A war wolf is a device used during the middle ages to assault fortifications with large rocks. A simple trebuchet is constructed with a large, stiff 4.1 m rod (assume it has negligible mass) with a heavy object of mass 52 kg and 14 cm from the axle around which the device pivots and a cup on the far end that holds the rock. The war wolf is loaded when it is in a horizontal position, and the rock is projected horizontally when after it has rotated to a vertical position.
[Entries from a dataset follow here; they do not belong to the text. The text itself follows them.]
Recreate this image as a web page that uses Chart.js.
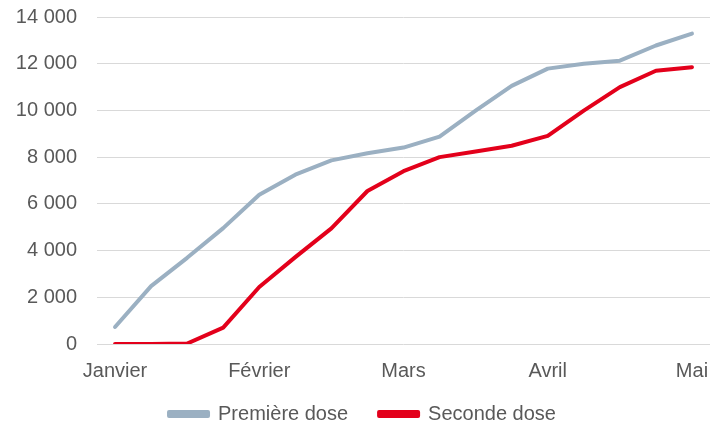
<!DOCTYPE html>
<html>
<head>
<meta charset="utf-8">
<script src="https://cdn.jsdelivr.net/npm/chart.js@4/dist/chart.umd.min.js"></script>
<style>
html,body{margin:0;padding:0;background:#fff;}
#wrap{width:710px;height:426px;position:relative;}
</style>
</head>
<body>
<div id="wrap"><canvas id="c"></canvas></div>
<script>
const categories = ['Janvier','','','','Février','','','','Mars','','','','Avril','','','','Mai'];
const premiereDose = [730, 2480, 3690, 4960, 6390, 7250, 7860, 8170, 8410, 8880, 9990, 11050, 11790, 12000, 12130, 12780, 13290];
const secondeDose = [0, 0, 20, 700, 2440, 3720, 4950, 6550, 7400, 8000, 8240, 8490, 8910, 9990, 11000, 11700, 11850];
const yTicks = [0, 2000, 4000, 6000, 8000, 10000, 12000, 14000];

const fmt = v => String(v).replace(/\B(?=(\d{3})+(?!\d))/g, ' ');
const FONT = 'Liberation Sans, Arial, sans-serif';
const TXT = '#595959';

new Chart(document.getElementById('c'), {
  type: 'line',
  data: {
    labels: categories,
    datasets: [
      {label: 'Première dose', data: premiereDose, borderColor: '#9BB0C2', backgroundColor: '#9BB0C2', borderWidth: 4, pointRadius: 0, tension: 0, borderCapStyle: 'round', borderJoinStyle: 'round'},
      {label: 'Seconde dose', data: secondeDose, borderColor: '#E3001B', backgroundColor: '#E3001B', borderWidth: 4, pointRadius: 0, tension: 0, borderCapStyle: 'round', borderJoinStyle: 'round'}
    ]
  },
  options: {
    responsive: true,
    maintainAspectRatio: false,
    animation: false,
    layout: {padding: {left: 15, right: 0, top: 17, bottom: -8}},
    plugins: {
      legend: {
        position: 'bottom',
        labels: {
          boxWidth: 39, boxHeight: 4, padding: 31,
          color: TXT,
          font: {family: FONT, size: 20}
        }
      },
      tooltip: {enabled: false}
    },
    scales: {
      x: {
        offset: true,
        grid: {display: false, drawTicks: false},
        border: {display: false},
        ticks: {autoSkip: false, maxRotation: 0, padding: 15, color: TXT, font: {family: FONT, size: 20}},
        afterFit: s => { s.paddingLeft = 0; s.paddingRight = 0; s.height = 29; s._computeLabelArea = () => undefined; }
      },
      y: {
        min: 0, max: 14000,
        afterBuildTicks: axis => { axis.ticks = yTicks.map(v => ({value: v})); },
        grid: {color: '#D9D9D9', lineWidth: 1, drawTicks: false},
        border: {display: false},
        ticks: {padding: 20, color: TXT, font: {family: FONT, size: 20}, callback: v => fmt(v)},
        afterFit: s => { s.width = 82; s.paddingTop = 0; s.paddingBottom = 0; }
      }
    }
  }
});
</script>
</body>
</html>
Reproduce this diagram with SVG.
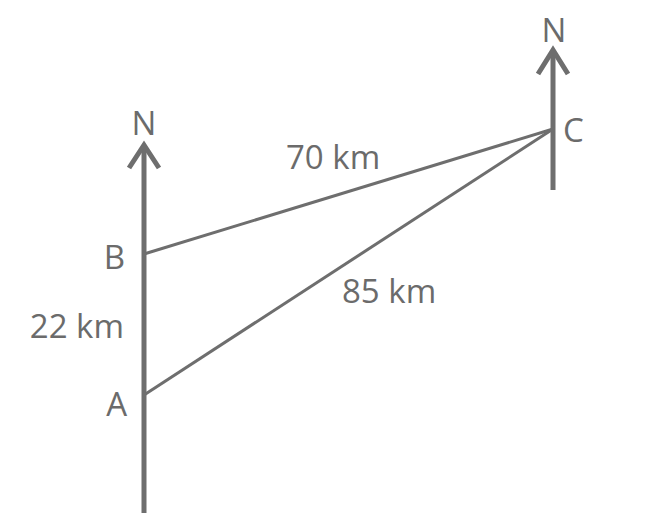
<svg xmlns="http://www.w3.org/2000/svg" width="650" height="530" viewBox="0 0 650 530">
<style>
text{font-family:"Open Sans","Liberation Sans",sans-serif;font-size:33px;fill:#6b6b6b}
.axis{stroke:#6e6e6e;stroke-width:5;fill:none}
.head{stroke:#6e6e6e;stroke-width:5;fill:none;stroke-linejoin:miter;stroke-linecap:butt}
.edge{stroke:#6e6e6e;stroke-width:3;fill:none}
</style>
<rect width="650" height="530" fill="#ffffff"/>
<g id="connectors">
<line class="edge" x1="144" y1="254" x2="553" y2="129"/>
<line class="edge" x1="144" y1="395" x2="553" y2="129"/>
</g>
<g id="north-left">
<line class="axis" x1="144" y1="146" x2="144" y2="513"/>
<polyline class="head" points="129,168 144,145 159,168"/>
<text x="144" y="135" text-anchor="middle">N</text>
</g>
<g id="north-right">
<line class="axis" x1="553" y1="50" x2="553" y2="190"/>
<polyline class="head" points="538,74 553,50 568,74"/>
<text x="554" y="42" text-anchor="middle">N</text>
</g>
<g id="node-A"><text x="127" y="416" text-anchor="end">A</text></g>
<g id="node-B"><text x="125" y="269" text-anchor="end">B</text></g>
<g id="node-C"><text x="563" y="142">C</text></g>
<g id="labels">
<text x="124" y="338" text-anchor="end">22 km</text>
<text x="286" y="169">70 km</text>
<text x="342" y="303">85 km</text>
</g>
</svg>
If the rock has a mass of 123 g, how fast (linear speed) does it move when launched?

Answer 1

Answer:v=41.23 m/s

Step-by-step explanation:

Given

mass of heavy object
`m_1=52 kg`

distance of
`m_1` from the axle
`r_1=14 cm`

mass of rock
`m_2=123 gm`

Length of rod
`=4.1 m`

distance of
`m_2` from axle
`r_2=4.1-0.14=3.96 m`

Net torque acting is

`T_(net)=m_1gr_1-m_2gr_2`

`T_(net)=52* 0.14* g-0.123* 3.96* g`

`T_(net)=6.793* 9.8`

`T_(net)=66.57 N-m`

Work done by
`T_(net)` is converted to rock kinetic Energy

thus

`T_(net)* \theta =(mv^2)/(2)`

Where
`\theta =angle\ turned =(\pi )/(2)`

`v= velocity\ at\ launch`

`66.57* (\pi )/(2)=(0.123* v^2)/(2)`

`v^2=66.57* \pi`

`v=√(1700.511)`

`v=41.23 m/s`